··· SOURCE DATA
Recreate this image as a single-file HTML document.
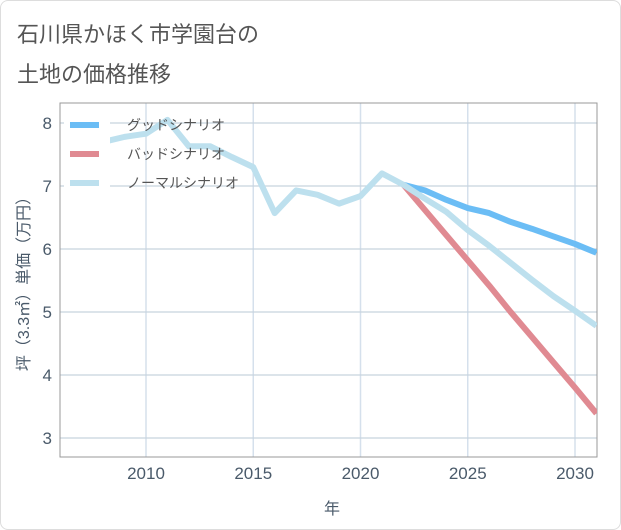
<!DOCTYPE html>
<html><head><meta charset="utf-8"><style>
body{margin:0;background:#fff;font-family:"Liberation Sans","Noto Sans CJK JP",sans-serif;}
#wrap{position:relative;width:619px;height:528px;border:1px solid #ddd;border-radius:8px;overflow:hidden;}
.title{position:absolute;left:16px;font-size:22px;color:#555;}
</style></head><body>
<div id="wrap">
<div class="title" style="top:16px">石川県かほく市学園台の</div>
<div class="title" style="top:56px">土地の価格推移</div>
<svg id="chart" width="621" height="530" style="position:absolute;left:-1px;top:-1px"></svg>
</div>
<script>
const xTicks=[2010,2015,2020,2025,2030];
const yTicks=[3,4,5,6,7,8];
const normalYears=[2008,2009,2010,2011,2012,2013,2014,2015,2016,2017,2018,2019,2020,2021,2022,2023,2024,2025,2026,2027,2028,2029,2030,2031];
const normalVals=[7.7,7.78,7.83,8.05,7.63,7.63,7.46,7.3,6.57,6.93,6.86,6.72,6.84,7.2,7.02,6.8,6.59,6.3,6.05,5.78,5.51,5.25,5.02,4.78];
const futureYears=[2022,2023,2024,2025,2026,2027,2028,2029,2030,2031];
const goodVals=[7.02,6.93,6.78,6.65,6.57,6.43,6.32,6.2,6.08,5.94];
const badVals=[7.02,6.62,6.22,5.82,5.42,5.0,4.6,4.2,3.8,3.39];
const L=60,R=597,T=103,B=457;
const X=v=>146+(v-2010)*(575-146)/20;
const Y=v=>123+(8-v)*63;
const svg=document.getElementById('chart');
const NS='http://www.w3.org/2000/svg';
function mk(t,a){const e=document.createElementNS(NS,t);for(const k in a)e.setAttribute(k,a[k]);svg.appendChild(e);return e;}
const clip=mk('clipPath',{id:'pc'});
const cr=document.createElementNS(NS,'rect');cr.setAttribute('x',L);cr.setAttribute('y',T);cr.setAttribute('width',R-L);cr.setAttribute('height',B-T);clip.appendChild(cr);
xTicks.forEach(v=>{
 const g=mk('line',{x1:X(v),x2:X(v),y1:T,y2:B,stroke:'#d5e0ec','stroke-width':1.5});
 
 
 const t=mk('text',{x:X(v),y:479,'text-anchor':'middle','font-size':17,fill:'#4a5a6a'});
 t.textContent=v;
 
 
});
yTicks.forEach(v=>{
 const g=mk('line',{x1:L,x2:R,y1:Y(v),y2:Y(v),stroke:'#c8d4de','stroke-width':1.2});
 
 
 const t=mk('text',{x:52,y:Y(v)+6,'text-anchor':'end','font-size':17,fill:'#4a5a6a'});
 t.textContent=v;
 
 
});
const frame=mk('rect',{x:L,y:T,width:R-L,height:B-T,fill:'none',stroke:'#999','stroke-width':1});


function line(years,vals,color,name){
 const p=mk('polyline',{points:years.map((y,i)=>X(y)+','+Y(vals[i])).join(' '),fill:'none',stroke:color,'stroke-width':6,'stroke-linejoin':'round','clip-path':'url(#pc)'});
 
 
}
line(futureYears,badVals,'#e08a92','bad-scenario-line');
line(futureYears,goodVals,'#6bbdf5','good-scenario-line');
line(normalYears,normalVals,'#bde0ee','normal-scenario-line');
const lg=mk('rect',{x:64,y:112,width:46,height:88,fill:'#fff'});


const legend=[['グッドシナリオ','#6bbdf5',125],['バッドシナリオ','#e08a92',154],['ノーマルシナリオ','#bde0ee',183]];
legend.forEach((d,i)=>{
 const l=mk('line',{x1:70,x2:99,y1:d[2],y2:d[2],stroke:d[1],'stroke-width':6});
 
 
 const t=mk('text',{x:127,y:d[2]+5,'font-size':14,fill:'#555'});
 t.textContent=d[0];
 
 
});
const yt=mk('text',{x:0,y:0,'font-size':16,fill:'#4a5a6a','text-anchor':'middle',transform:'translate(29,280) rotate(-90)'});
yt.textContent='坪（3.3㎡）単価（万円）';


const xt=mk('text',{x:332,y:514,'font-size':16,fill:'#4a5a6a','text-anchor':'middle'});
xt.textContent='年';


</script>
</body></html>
······
REQUIRED TASK >> The data should be printed again unchanged; leave its pictures out.

ANSWER FOR THE TASK >>
Recreate this image as a single-file HTML document.
<!DOCTYPE html>
<html><head><meta charset="utf-8"><style>
body{margin:0;background:#fff;font-family:"Liberation Sans","Noto Sans CJK JP",sans-serif;}
#wrap{position:relative;width:619px;height:528px;border:1px solid #ddd;border-radius:8px;overflow:hidden;}
.title{position:absolute;left:16px;font-size:22px;color:#555;}
</style></head><body>
<div id="wrap">
<div class="title" style="top:16px">石川県かほく市学園台の</div>
<div class="title" style="top:56px">土地の価格推移</div>
<svg id="chart" width="621" height="530" style="position:absolute;left:-1px;top:-1px"></svg>
</div>
<script>
const xTicks=[2010,2015,2020,2025,2030];
const yTicks=[3,4,5,6,7,8];
const normalYears=[2008,2009,2010,2011,2012,2013,2014,2015,2016,2017,2018,2019,2020,2021,2022,2023,2024,2025,2026,2027,2028,2029,2030,2031];
const normalVals=[7.7,7.78,7.83,8.05,7.63,7.63,7.46,7.3,6.57,6.93,6.86,6.72,6.84,7.2,7.02,6.8,6.59,6.3,6.05,5.78,5.51,5.25,5.02,4.78];
const futureYears=[2022,2023,2024,2025,2026,2027,2028,2029,2030,2031];
const goodVals=[7.02,6.93,6.78,6.65,6.57,6.43,6.32,6.2,6.08,5.94];
const badVals=[7.02,6.62,6.22,5.82,5.42,5.0,4.6,4.2,3.8,3.39];
const L=60,R=597,T=103,B=457;
const X=v=>146+(v-2010)*(575-146)/20;
const Y=v=>123+(8-v)*63;
const svg=document.getElementById('chart');
const NS='http://www.w3.org/2000/svg';
function mk(t,a){const e=document.createElementNS(NS,t);for(const k in a)e.setAttribute(k,a[k]);svg.appendChild(e);return e;}
const clip=mk('clipPath',{id:'pc'});
const cr=document.createElementNS(NS,'rect');cr.setAttribute('x',L);cr.setAttribute('y',T);cr.setAttribute('width',R-L);cr.setAttribute('height',B-T);clip.appendChild(cr);
xTicks.forEach(v=>{
 const g=mk('line',{x1:X(v),x2:X(v),y1:T,y2:B,stroke:'#d5e0ec','stroke-width':1.5});
 
 
 const t=mk('text',{x:X(v),y:479,'text-anchor':'middle','font-size':17,fill:'#4a5a6a'});
 t.textContent=v;
 
 
});
yTicks.forEach(v=>{
 const g=mk('line',{x1:L,x2:R,y1:Y(v),y2:Y(v),stroke:'#c8d4de','stroke-width':1.2});
 
 
 const t=mk('text',{x:52,y:Y(v)+6,'text-anchor':'end','font-size':17,fill:'#4a5a6a'});
 t.textContent=v;
 
 
});
const frame=mk('rect',{x:L,y:T,width:R-L,height:B-T,fill:'none',stroke:'#999','stroke-width':1});


function line(years,vals,color,name){
 const p=mk('polyline',{points:years.map((y,i)=>X(y)+','+Y(vals[i])).join(' '),fill:'none',stroke:color,'stroke-width':6,'stroke-linejoin':'round','clip-path':'url(#pc)'});
 
 
}
line(futureYears,badVals,'#e08a92','bad-scenario-line');
line(futureYears,goodVals,'#6bbdf5','good-scenario-line');
line(normalYears,normalVals,'#bde0ee','normal-scenario-line');
const lg=mk('rect',{x:64,y:112,width:46,height:88,fill:'#fff'});


const legend=[['グッドシナリオ','#6bbdf5',125],['バッドシナリオ','#e08a92',154],['ノーマルシナリオ','#bde0ee',183]];
legend.forEach((d,i)=>{
 const l=mk('line',{x1:70,x2:99,y1:d[2],y2:d[2],stroke:d[1],'stroke-width':6});
 
 
 const t=mk('text',{x:127,y:d[2]+5,'font-size':14,fill:'#555'});
 t.textContent=d[0];
 
 
});
const yt=mk('text',{x:0,y:0,'font-size':16,fill:'#4a5a6a','text-anchor':'middle',transform:'translate(29,280) rotate(-90)'});
yt.textContent='坪（3.3㎡）単価（万円）';


const xt=mk('text',{x:332,y:514,'font-size':16,fill:'#4a5a6a','text-anchor':'middle'});
xt.textContent='年';


</script>
</body></html>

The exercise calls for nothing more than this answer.